Tuesday, April 27, 2004

The Special Edition DVD contains interesting commentary from Nimoy and others, interviews and documentaries on the film. Robin Curtis, looking radiant, does a funny Christopher Lloyd imitation. There's detailed discussion of the evolving Klingon language: the prefixes were modeled on Himalayan languages, which is especially apropos in that years later, Dan Curry would develop Klingon weapons and costumes from similar sources.

I especially enjoyed two additional documentaries. In an informative examination of proposals to terra-form Mars, Chris McKay of NASA's Ames Research Center says bluntly that the idea that if we ruin our planet we can just go to Mars and start over is never going to work. If we can't keep the earth going, we won't be able to accomplish a terraformed Mars, or keep it going.

In "Terraforming and the Prime Director," science fiction writer David Brin provides a unique broad commentary on Star Trek in a larger science fiction context. Cultures used to believe that the Golden Age was in the past, he said, but our age is the first to think of the Golden Age as in the future.

"It's not in its mechanical aspects that science fiction achieves its most powerful influence," he says. "It's more in the area of warnings and enticements. Especially dire warnings, because the most powerful form of science fiction is the self-preventing prophesy---prophesies that scared us with a failure mode." He names the films Fail-Safe, On the Beach and Dr. Strangelove as some "that frightened us into taking extra measures to prevent accidents." Soylent Green inspired environmentalists, and Orwell's Nineteen Eighty-Four gave us the universal symbol of Big Brother. By warning us of the costs of errors such as abusing the planet, or of continuing to abuse the innocent and act immorally, they suggest that "maybe we should do better" in the future. Which is the vision of Star Trek.
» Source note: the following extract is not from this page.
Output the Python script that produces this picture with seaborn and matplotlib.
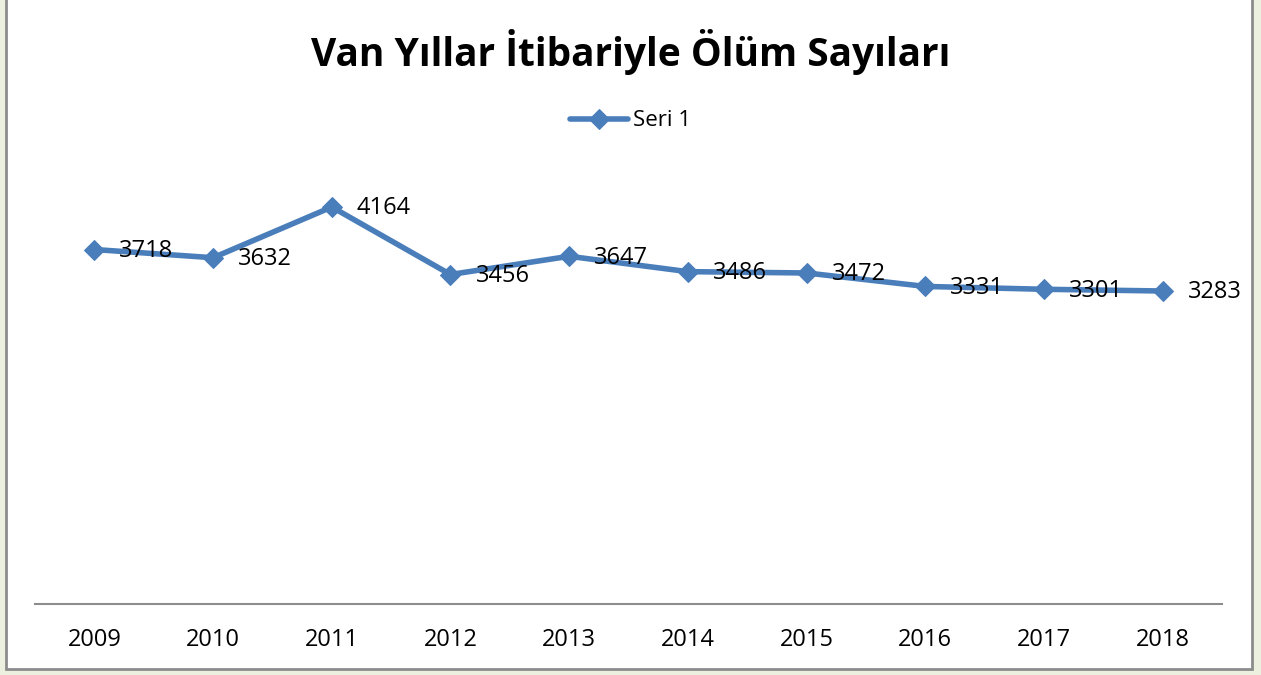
import matplotlib
matplotlib.use("Agg")
import matplotlib.pyplot as plt
import seaborn as sns
import pandas as pd
from matplotlib.patches import Rectangle

# Veriler
years = ["2009", "2010", "2011", "2012", "2013", "2014", "2015", "2016", "2017", "2018"]
deaths = [3718, 3632, 4164, 3456, 3647, 3486, 3472, 3331, 3301, 3283]
series_name = "Seri 1"

df = pd.DataFrame({"Yil": years, "Olum": deaths})

sns.set_style("white")
plt.rcParams["font.family"] = ["Open Sans", "DejaVu Sans"]
plt.rcParams["text.color"] = "black"
plt.rcParams["xtick.color"] = "black"

fig = plt.figure(figsize=(12.61, 6.75), dpi=100, facecolor="#EBF1DE")
# beyaz grafik alani ve gri cerceve
fig.patches.append(Rectangle((6 / 1261, 6 / 675), 1246 / 1261, 680 / 675,
                             transform=fig.transFigure, facecolor="white",
                             edgecolor="#8c8c8c", linewidth=2, zorder=-5))

ax = fig.add_axes([35 / 1261, 1 - 604 / 675, (1222 - 35) / 1261, (604 - 127.3) / 675])
ax.set_facecolor("none")
ax.set_zorder(2)

color = "#4A7EBB"
sns.lineplot(data=df, x="Yil", y="Olum", ax=ax, color=color, linewidth=4,
             marker="D", markersize=10, markeredgecolor=color, label=series_name)

ax.set_xlim(-0.5, len(years) - 0.5)
ax.set_ylim(0, 5000)

for i, v in enumerate(deaths):
    ax.annotate(str(v), (i, v), xytext=(18, -1), textcoords="offset points",
                ha="left", va="center", fontsize=17, color="black")

for s in ["top", "right", "left"]:
    ax.spines[s].set_visible(False)
ax.spines["bottom"].set_color("#8c8c8c")
ax.spines["bottom"].set_linewidth(1.5)
ax.set_yticks([])
ax.tick_params(axis="x", length=0, pad=17, labelsize=17, labelcolor="black")
ax.set_xlabel("")
ax.set_ylabel("")

leg = ax.legend(loc="center", bbox_to_anchor=(0.5, 1 - 121 / 675), bbox_transform=fig.transFigure,
                frameon=False, fontsize=16, handlelength=2.6, handletextpad=0.2)

fig.text(0.5, 1 - 52 / 675, "Van Yıllar İtibariyle Ölüm Sayıları", ha="center", va="center",
         fontsize=28, fontweight="bold", color="black")

fig.savefig("out.png", dpi=100, facecolor=fig.get_facecolor())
The Star Trek III novelization by Vondra N. McIntyre adds a romance between David and Saavik, and some scenes with Carol Marcus and Spock's mother Amanda that somewhat account for their absence from the film. But there is a lot of fill, including more attenuated intrigue among the Klingons, and some fairly lame earthside family business for Scotty. The actual plot of the film takes up a fraction of the pages, though many of the key lines are reproduced accurately. While there is some useful elaboration (especially on Kruge's thinking when he realizes Kirk has destroyed the Enterprise) it doesn't often seem to perform the other useful service of novelizations, which is to explain (or at least rationalize) holes in the on-screen story. We don't learn, for example, why Saavik doesn't seem to know anything about the katra.

A few final comments: The alien McCoy is talking to in the bar inverts his word order in a way reminiscent of another alien who first appeared four years earlier in The Empire Strikes Back, except this one isn't a wise and noble sage, but a mercenary with a ship for hire....The science ship Grissom is evidently named after astronaut Gus Grissom, who was one of the first astronauts in space, and also one of the first in the space program to die, in an Apollo program pre-flight test accident. Grissom's reputation had been unfairly tarnished when it appeared that after splashdown, he opened his Mercury capsule's hatch prematurely, causing it to sink. Although I never met him, he won a special place in my pantheon when, as a freshman editor of my high school newspaper, I printed a picture of the first three Mercury astronauts in space (Alan Shepard, Grissom and John Glenn), and sent a copy to each of them. I never heard from Glenn, I got a nice letter from Shepard, and from Grissom I got a thank you note and the photograph I'd sent him---with his signature, and Shepard's and Glenn's. That thoughtfulness for a teenager far away was enough to make me a Grissom fan for life, and I was happy to see Star Trek honor him in this movie.

Star Trek III is the middle of an unplanned trilogy, and in other ways a transitional movie, so it doesn't get as much respect as it deserves. Its virtues include some surprising shifts in tone, as well as memorable moments. It's intriguing how many individual moments and especially lines of dialogue stand out in this film as well as the later transitional Trek movie, Generations.

Another sort of transition begins to occur towards the end of this movie, when a certain new comedic tone starts to emerge. It is self-effacing, ironic, yet it doesn't take us too far outside the action or the Star Trek universe. It's there in McCoy's "hell of a time to ask" aside, but even more in Kirk on the Bird of Prey. "Help us or die," he says in standard Kirk fashion to the last remaining Klingon. "I do not deserve to live," the Klingon says solemnly. "Fine," Kirk says, "I'll kill you later." And later, when the Klingon wants to know why he isn't being killed, Kirk says, "I lied."

Shatner delivers this lines quickly, unceremoniously but with aplomb. I always believed that Shatner may have discovered this style in his funny self-parody of Kirk as Commander Buck Murdock in "Airplane: The Sequel" in 1982. In any event, it was the beginning of a new tone for Star Trek films that would flower in the very next outing. Though in other ways, Star Trek IV was going to be different. Very different. And still, perhaps the best exemplar of Star Trek yet.